Private investors continue to favour residential lots in the auction room, with Allsop posting an 86% success rate at its latest sale.
It was standing-room only at the 29 March sale at the Park Lane Hotel on Piccadilly, W1, as 183 of the 213 lots on offer sold, raising £36.6m.
A total of five properties with guide prices above £1m were on offer, all of which sold.
The largest lot of the day, a freehold end-of-terrace home in Holland Park, W14 (pictured), sold for £1.8m, off a guide of £1.3m-£1.5m, while a development comprising six new-build flats in Henley-on-Thames, Oxfordshire, sold for £1.1m – the top of its guide.

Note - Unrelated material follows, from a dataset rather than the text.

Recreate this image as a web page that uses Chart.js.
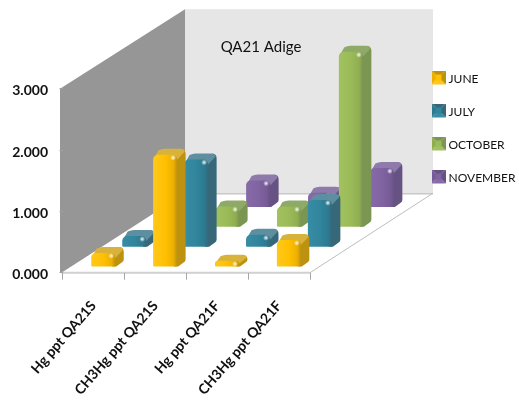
<!DOCTYPE html>
<html>
<head>
<meta charset="utf-8">
<title>QA21 Adige</title>
<script src="https://cdn.jsdelivr.net/npm/chart.js@4/dist/chart.umd.min.js"></script>
<style>
    html, body { margin: 0; padding: 0; background: #fff; }
    canvas { display: block; }
</style>
</head>
<body>
<canvas id="chart" width="519" height="405"></canvas>
<script>
const categories = ['Hg ppt QA21S', 'CH3Hg ppt QA21S', 'Hg ppt QA21F', 'CH3Hg ppt QA21F'];
const june = [0.23, 1.83, 0.10, 0.44];
const july = [0.18, 1.43, 0.20, 0.77];
const october = [null, 0.34, 0.34, 2.86];
const november = [null, 0.44, 0.24, 0.64];
const yTicks = [0, 1, 2, 3];

// front, side, top colours per series
const palette = [
    { front: '#FFC000', light: '#FFC81A', dark: '#EDB000', side: '#BD9210', top: '#D9B23C' },
    { front: '#31859C', light: '#378DA4', dark: '#2C7A90', side: '#37687A', top: '#5E8FA0' },
    { front: '#9BBB59', light: '#A2C160', dark: '#90AE50', side: '#7B9553', top: '#8FA968' },
    { front: '#8064A2', light: '#876BA9', dark: '#775B98', side: '#675383', top: '#8F7BAB' }
];

// depth of the floor, and of one series slot along it
const DEPTH_X = 124, DEPTH_Y = 79.5;
const SLOT_X = DEPTH_X / 4, SLOT_Y = DEPTH_Y / 4;
const FIRST_X = 9.8, FIRST_Y = 5.7;
const BAR_DX = 8.5, BAR_DY = 6;

class Bar3D extends Chart.BarElement {
    draw(ctx) {
        const { x, y, base, width } = this.getProps(['x', 'y', 'base', 'width']);
        const c = palette[this.series];
        const ox = FIRST_X + SLOT_X * this.series, oy = FIRST_Y + SLOT_Y * this.series;
        const l = x - width / 2 + ox, r = l + width;
        const t = y - oy, b = base - oy;
        const rad = Math.min(5, (b - t) / 2);

        ctx.save();
        // side face
        ctx.fillStyle = c.side;
        ctx.beginPath();
        ctx.moveTo(r - 3, t + 1);
        ctx.lineTo(r + BAR_DX - 5, t - BAR_DY + 0.5);
        ctx.quadraticCurveTo(r + BAR_DX, t - BAR_DY, r + BAR_DX, t - BAR_DY + 5);
        ctx.lineTo(r + BAR_DX, b - BAR_DY - 1);
        ctx.quadraticCurveTo(r + BAR_DX, b - BAR_DY + 1, r + BAR_DX - 2, b - BAR_DY + 2);
        ctx.lineTo(r + 1, b);
        ctx.lineTo(r - 3, b);
        ctx.closePath();
        ctx.fill();
        // top face
        ctx.fillStyle = c.top;
        ctx.beginPath();
        ctx.moveTo(l, t + rad);
        ctx.lineTo(l + BAR_DX - 3, t - BAR_DY + 1.5);
        ctx.quadraticCurveTo(l + BAR_DX, t - BAR_DY, l + BAR_DX + 3, t - BAR_DY);
        ctx.lineTo(r + BAR_DX - 5, t - BAR_DY);
        ctx.quadraticCurveTo(r + BAR_DX - 1, t - BAR_DY, r + BAR_DX - 1, t - BAR_DY + 3);
        ctx.lineTo(r, t + rad);
        ctx.closePath();
        ctx.fill();
        // front face
        const g = ctx.createLinearGradient(l, 0, r, 0);
        g.addColorStop(0, c.light);
        g.addColorStop(0.5, c.front);
        g.addColorStop(0.85, c.dark);
        g.addColorStop(1, c.side);
        ctx.fillStyle = g;
        ctx.beginPath();
        ctx.roundRect(l, t, width, b - t, [rad, rad, 1, 1]);
        ctx.fill();
        // soft glint on the upper right corner
        const gx = r - 4, gy = t + 3;
        const glint = ctx.createRadialGradient(gx, gy, 0.3, gx, gy, 3);
        glint.addColorStop(0, 'rgba(255,255,255,0.85)');
        glint.addColorStop(1, 'rgba(255,255,255,0)');
        ctx.fillStyle = glint;
        ctx.beginPath();
        ctx.arc(gx, gy, 3, 0, Math.PI * 2);
        ctx.fill();
        ctx.restore();
    }
}
Bar3D.id = 'bar3d';
Bar3D.defaults = Chart.BarElement.defaults;
Bar3D.defaultRoutes = Chart.BarElement.defaultRoutes;

class Bar3DController extends Chart.BarController {
    updateElements(bars, start, count, mode) {
        super.updateElements(bars, start, count, mode);
        // each bar needs its series slot to find its place along the floor
        bars.forEach(bar => { bar.series = this.index; });
    }
}
Bar3DController.id = 'bar3d';
Bar3DController.defaults = Object.assign({}, Chart.BarController.defaults, { dataElementType: 'bar3d' });
Bar3DController.overrides = Chart.BarController.overrides;

Chart.register(Bar3D, Bar3DController);

// bevelled square used as legend key, with a spare strip below so it sits above the text middle
function legendIcon(c) {
    const s = 14, i = 4;
    const cv = document.createElement('canvas');
    cv.width = s; cv.height = s + 3;
    const ctx = cv.getContext('2d');
    const face = (pts, col) => {
        ctx.fillStyle = col;
        ctx.beginPath();
        pts.forEach((p, n) => n ? ctx.lineTo(p[0], p[1]) : ctx.moveTo(p[0], p[1]));
        ctx.closePath();
        ctx.fill();
    };
    face([[0, 0], [s, 0], [s - i, i], [i, i]], c.side);
    face([[0, 0], [i, i], [i, s - i], [0, s]], c.dark);
    face([[s, 0], [s, s], [s - i, s - i], [s - i, i]], c.side);
    face([[0, s], [s, s], [s - i, s - i], [i, s - i]], c.light);
    ctx.fillStyle = c.front;
    ctx.fillRect(i, i, s - 2 * i, s - 2 * i);
    return cv;
}
const icons = palette.map(legendIcon);

// side wall, back wall and floor behind the bars
const roomPlugin = {
    id: 'room',
    beforeDraw(chart) {
        const { ctx, scales: { x: xs, y: ys } } = chart;
        const fx = xs.left, fr = xs.right;
        const y0 = ys.getPixelForValue(0), y3 = ys.getPixelForValue(3);
        const bx = fx + DEPTH_X - 1.5, bt = y3 - DEPTH_Y, bb = y0 - DEPTH_Y;
        const br = fr + DEPTH_X - 1;

        ctx.save();
        ctx.fillStyle = '#E6E6E6';
        ctx.fillRect(bx, bt, br - bx, bb - bt);
        ctx.fillStyle = '#969696';
        ctx.beginPath();
        ctx.moveTo(fx - 2.5, y3);
        ctx.lineTo(bx, bt);
        ctx.lineTo(bx, bb);
        ctx.lineTo(fx - 1, y0);
        ctx.lineTo(fx - 2.5, y0);
        ctx.closePath();
        ctx.fill();
        // floor edges
        ctx.strokeStyle = '#C8C8C8';
        ctx.lineWidth = 1.5;
        ctx.beginPath();
        ctx.moveTo(bx, bb + 0.5);
        ctx.lineTo(br, bb + 0.5);
        ctx.stroke();
        ctx.strokeStyle = '#BDBDBD';
        ctx.lineWidth = 1;
        ctx.beginPath();
        ctx.moveTo(fr, y0);
        ctx.lineTo(br, bb);
        ctx.stroke();
        ctx.strokeStyle = '#D0D0D0';
        ctx.lineWidth = 2;
        ctx.beginPath();
        ctx.moveTo(fx - 1, y0);
        ctx.lineTo(fr, y0);
        ctx.stroke();
        ctx.restore();
    },
    afterLayout(chart) {
        // heading and key sit over the room, not in their own layout slots
        chart.titleBlock.left = 0;
        chart.titleBlock.right = 522;
        chart.legend.left = 413.5;
        chart.legend.right = 519;
        chart.legend.top = 52;
        chart.legend.bottom = 405;
    }
};

const seriesNames = ['JUNE', 'JULY', 'OCTOBER', 'NOVEMBER'];
const seriesValues = [june, july, october, november];

new Chart(document.getElementById('chart'), {
    type: 'bar3d',
    data: {
        labels: categories,
        datasets: seriesValues.map((values, i) => ({
            label: seriesNames[i],
            data: values,
            backgroundColor: palette[i].front,
            barThickness: 24,
            grouped: false,
            clip: false
        }))
    },
    plugins: [roomPlugin],
    options: {
        responsive: false,
        animation: false,
        layout: { padding: { left: 0, right: 209, top: 0, bottom: 0 } },
        scales: {
            x: {
                type: 'category',
                offset: true,
                afterFit: s => { s.height = 132.3; },
                border: { display: false },
                grid: { offset: true, drawOnChartArea: false, tickLength: 7, color: '#A6A6A6' },
                ticks: {
                    autoSkip: false,
                    minRotation: 49,
                    maxRotation: 49,
                    padding: 18,
                    color: '#111',
                    font: { family: 'Lato', size: 14, weight: 'bold' }
                }
            },
            y: {
                min: 0,
                max: 3,
                afterFit: s => { s.width = 62.5; },
                afterBuildTicks: s => { s.ticks = yTicks.map(v => ({ value: v })); },
                border: { display: false },
                grid: { drawOnChartArea: false, tickLength: 3, color: '#A0A0A0' },
                ticks: {
                    padding: 11.5,
                    labelOffset: 2,
                    color: '#111',
                    font: { family: 'Lato', size: 14, weight: 'bold' },
                    callback: v => v.toFixed(3)
                }
            }
        },
        plugins: {
            title: {
                display: true,
                text: 'QA21 Adige',
                color: '#111',
                font: { family: 'Lato', size: 15, weight: 'normal' },
                padding: { top: 38, bottom: 32.7 }
            },
            legend: {
                position: 'chartArea',
                align: 'start',
                labels: {
                    usePointStyle: true,
                    pointStyleWidth: 8,
                    padding: 21,
                    color: '#111',
                    font: { family: 'Lato', size: 12 },
                    generateLabels(chart) {
                        return Chart.defaults.plugins.legend.labels.generateLabels(chart)
                            .map((item, i) => Object.assign(item, { pointStyle: icons[i] }));
                    }
                }
            },
            tooltip: { enabled: false }
        }
    }
});
</script>
</body>
</html>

Auctioneer Gary Murphy said that there was a notable difference between the commercial and residential markets, with more and more private investors seeing safety in housing.
“There is fundamentally a pendulum swing to residential. People will always need a home to buy or rent and this is supporting the sector. However, there is a gulf developing between quality that is perceived as safe and as a non-risky buy and everything else in the commercial sector,” said Murphy.
He added: “With residential it is easier to spread risk and the prices adjust quite quickly to compensate for higher-risk purchases in the regions, where there is more volatility. The lot sizes are also smaller in general.”
Prices at last week’s auction averaged £199,000.
The average yield achieved on AST lots within the M25 was 6.82%, while ASTs outside the M25 sold for an average yield of 13.36%.
Residential in the regions was less attractive to investors, however, with Andrews & Robertson struggling to sell lots outside of London and the South East.
The 28 March sale at the Grand Connaught Rooms, WC2, raised £8.1m as just 44 out of 86 lots sold, including nine prior to the event.
Bidding was patchy, with offers for several regional residential lots struggling to reach guides.
London properties and others in the South East proved more popular with bidders, however.